The missing money problem is systemic and bipartisan. In “Treasury Checks and Unbalances,” that appeared in the April 2004 edition of Insight magazine, Kelly Patricia O’Meara demonstrated this fact quite conclusively. As she reports, according to the GAO (General Accounting Office), the year end financial reports submitted by four U.S. Secretaries of the Treasury were unreliable and essentially “unauditable” despite the assurances of the accuracy of these reports by these Treasury officials.
Kelly continues: “It is the job of the U.S. General Accounting Office (GAO) to audit the federal government’s financial statements, and this year, as in all previous years in which the auditing requirement was in force, “certain material weaknesses in internal control and in selected accounting and reporting practices resulted in conditions that continued to prevent us from being able to provide Congress and American citizens an opinion as to whether the consolidated financial statements of the U.S. government are fairly stated.” Indeed, the GAO further reports, “As a result of material deficiencies in the federal government’s systems, record-keeping, documentation and financial reporting, readers are cautioned that amounts reported in the consolidated financial statements and related notes may not be reliable.”
So the books can’t be audited and what information is made available “may not be reliable.”
Contrast this with the statements of the various Secretaries of the Treasury.
Robert E. Rubin, 1997 — “We believe that the publication of these audited statements is an important step in providing American citizens with more information about the operations of their government.”
Robert E. Rubin, 1998 — “We believe that the publication of this financial report is an important step in providing the American public with useful information about their government’s assets, liabilities and operations.”
Lawrence H. Summers, 1999 — “We are committed to producing and reporting financial information that meets the highest standards of integrity and to provide to the American people the accountability and professionalism they expect from their government.”
Paul H. O’Neill, 2000 — “I am committed to producing and reporting financial information that meets the highest standards of integrity and to provide the American people the accountability and professionalism that they expect from the government.”

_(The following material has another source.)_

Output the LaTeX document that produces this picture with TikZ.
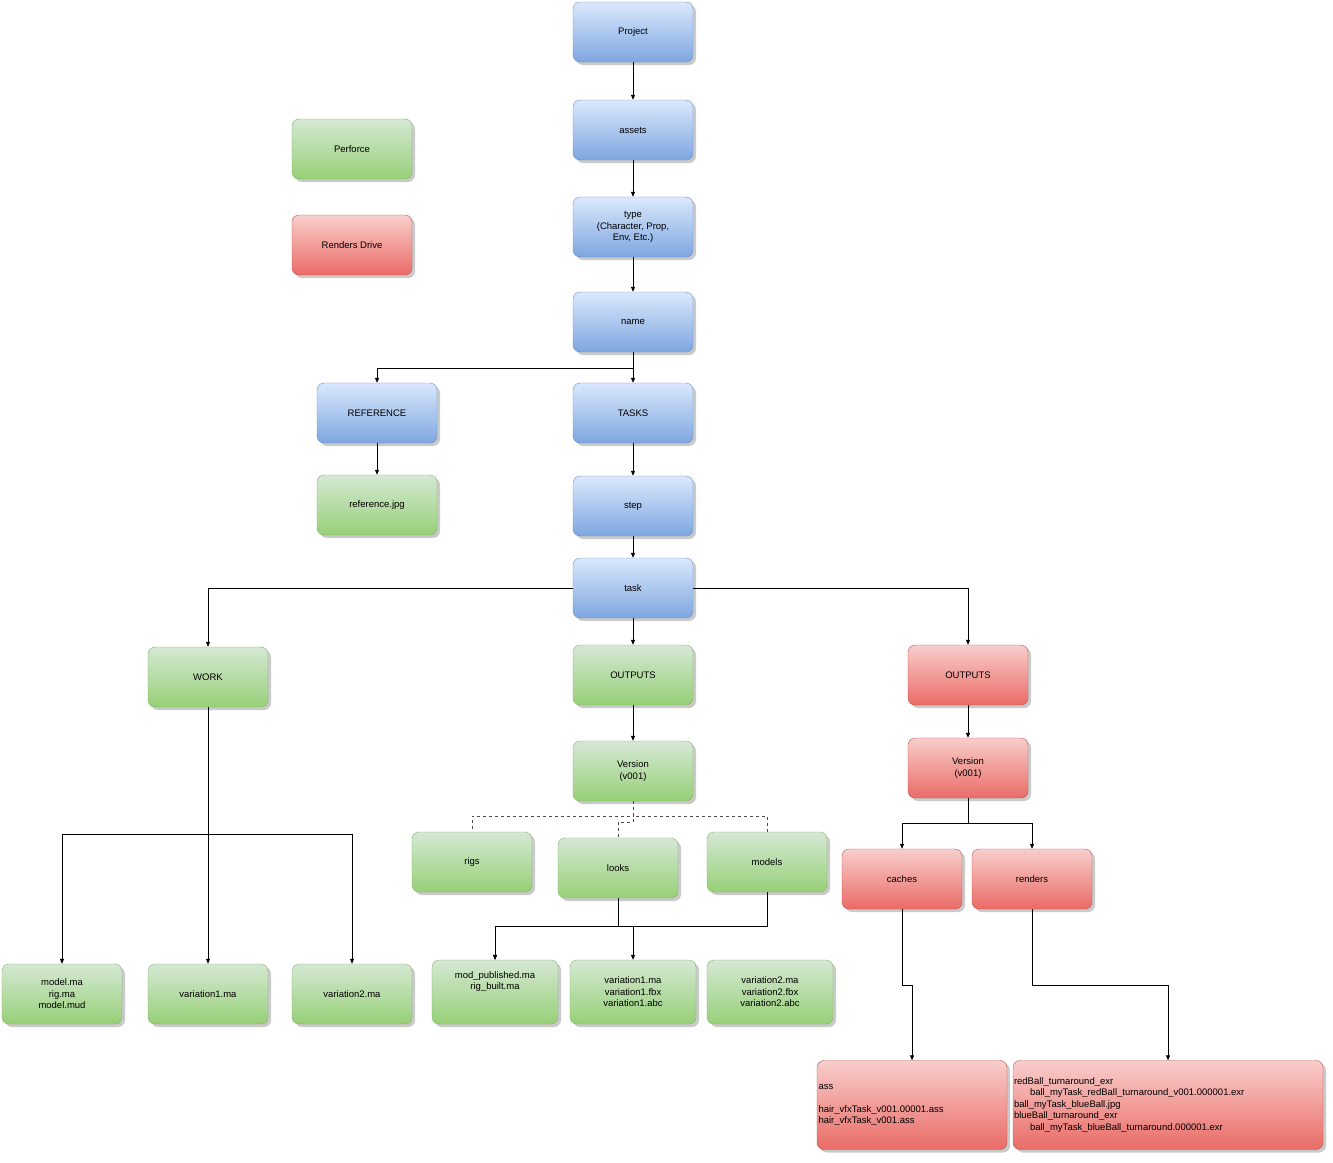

Paul H. O’Neill, 2001, Unauditable?”I believe that the American people deserve the highest standards of accountability and professionalism from their government, and I will not rest until we achieve them.”John W. Snow, 2002 — “I intend to continue the commitment to producing and reporting financial information that meets the highest standards of integrity and to provide the American people the accountability and professionalism that they expect from their government.”
Remember — these unreliable and essentially “unauditable” financial reports from the U.S. Treasury were being issued before the bailouts.
A Congressman, who was on the budget and appropriations subcommittee in 2002, told me that he was helpless to address trillions in unconstitutional transactions. How then is Congress supposed to grapple with them in 2013?